Every international adoption involves a strange providence, in which events and choices are random yet decisive. "Those of us who have been adopted," says Simon, "or have adopted or want to adopt children, must believe in a world in which the tumblers of the universe can click in unfathomable ways that deliver strangers into our lives."
When a columnist has a conflict of interest, he should disclose it. My wife, born in South Korea, was adopted by an American family at the age of 6 and welcomed into a Midwestern community. I first saw her when we were both 10, and I have never recovered. Years ago, we visited the orphanage where she lived in Inchon -- orderly, cheerful, but still with dirt floors. The director said she remembered my wife. We were skeptical.
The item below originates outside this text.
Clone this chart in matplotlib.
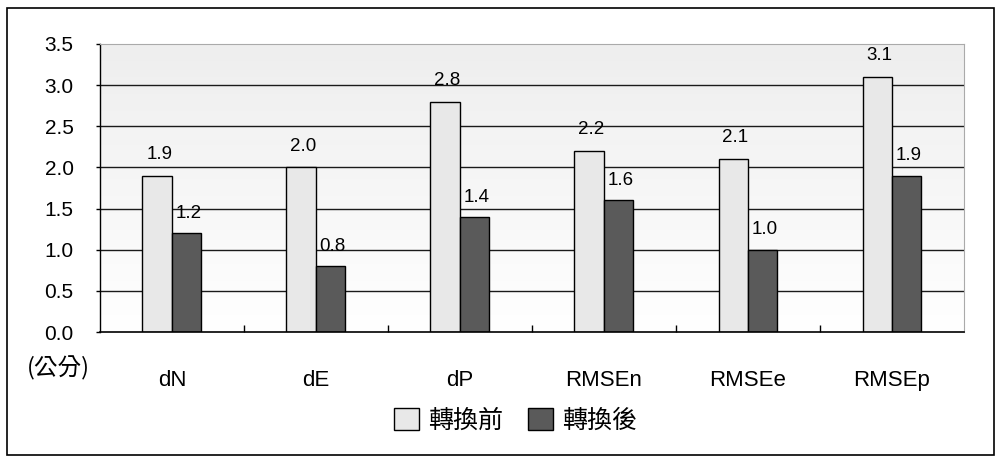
import numpy as np
import matplotlib.pyplot as plt
from matplotlib.patches import Rectangle
from matplotlib.colors import LinearSegmentedColormap

plt.rcParams['font.family'] = ['Liberation Sans', 'Noto Sans CJK TC', 'DejaVu Sans']

# data
categories = ["dN", "dE", "dP", "RMSEn", "RMSEe", "RMSEp"]
before = [1.9, 2.0, 2.8, 2.2, 2.1, 3.1]
after = [1.2, 0.8, 1.4, 1.6, 1.0, 1.9]
series_names = ["轉換前", "轉換後"]
yticks = [0.0, 0.5, 1.0, 1.5, 2.0, 2.5, 3.0, 3.5]

LIGHT = "#e8e8e8"
DARK = "#5a5a5a"
CJK = ['Noto Sans CJK TC', 'DejaVu Sans']

fig = plt.figure(figsize=(9.99, 4.58), dpi=100)
# outer frame
fig.patches.append(Rectangle((0.007, 0.006), 0.988, 0.977, transform=fig.transFigure,
                             fill=False, edgecolor="black", linewidth=1.2))

ax = fig.add_axes([0.1001, 0.275, 0.8649, 0.629])

x = np.arange(len(categories))
w = 0.205
ax.set_xlim(-0.5, len(categories) - 0.5)
ax.set_ylim(0, 3.5)

# gradient background
grad = np.linspace(0, 1, 256).reshape(-1, 1)
ax.imshow(grad, extent=[-0.5, len(categories) - 0.5, 0, 3.5], aspect='auto',
          cmap=LinearSegmentedColormap.from_list("g", ["#ffffff", "#eeeeee"]),
          origin='lower', zorder=0)

for yv in yticks[1:-1]:
    ax.axhline(yv, color="#1a1a1a", linewidth=1.0, zorder=1)

b1 = ax.bar(x - w / 2, before, w, color=LIGHT, edgecolor="black", linewidth=1.0,
            zorder=2, label=series_names[0])
b2 = ax.bar(x + w / 2, after, w * 0.97, color=DARK, edgecolor="black", linewidth=1.0,
            zorder=2, label=series_names[1])

for xi, v in zip(x, before):
    ax.text(xi - w / 2 + 0.015, v + 0.26, f"{v:.1f}", ha="center", va="center", fontsize=13.5)
for xi, v in zip(x, after):
    ax.text(xi + w / 2 + 0.01, v + 0.24, f"{v:.1f}", ha="center", va="center", fontsize=13.5)

ax.set_yticks(yticks)
ax.set_yticklabels([f"{t:.1f}" for t in yticks], fontsize=15)
ax.set_xticks(x)
ax.set_xticklabels(categories, fontsize=16)
ax.tick_params(axis='x', length=0, pad=27)
ax.set_xticks(np.arange(0.5, len(categories) - 0.5, 1), minor=True)
ax.tick_params(axis='x', which='minor', direction='in', length=5, width=1)
ax.tick_params(axis='y', direction='out', length=3, width=1, pad=16)

ax.spines['top'].set_color("#aaaaaa")
ax.spines['right'].set_color("#aaaaaa")
ax.spines['left'].set_linewidth(1.0)
ax.spines['bottom'].set_linewidth(1.2)

fig.text(0.058, 0.196, "(公分)", fontsize=17, ha="center", va="center", family=CJK)

leg = fig.legend(handles=[b1, b2], labels=series_names, loc="center", bbox_to_anchor=(0.516, 0.082),
                 ncol=2, frameon=False, handlelength=1.0, handleheight=1.0,
                 handletextpad=0.35, columnspacing=1.0,
                 prop={'family': CJK, 'size': 18})

fig.savefig("out.png", dpi=100)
But the woman went into a storage room and produced a slip of paper -- the police record relating how On Soon had been found as a newborn abandoned in the market, a note with her name pinned to her blanket.
Life is a procession of miracles, but this one stands out to me. A 6-year-old girl walks off a plane in America, speaking no English, loved by a family she had never met, destined to marry, of all people, me. A series of events that began in a Korean market created my family, my sons, my life. And now my Italian, Jewish, English, Korean boys view themselves as normal, unexceptional Americans. Which they are.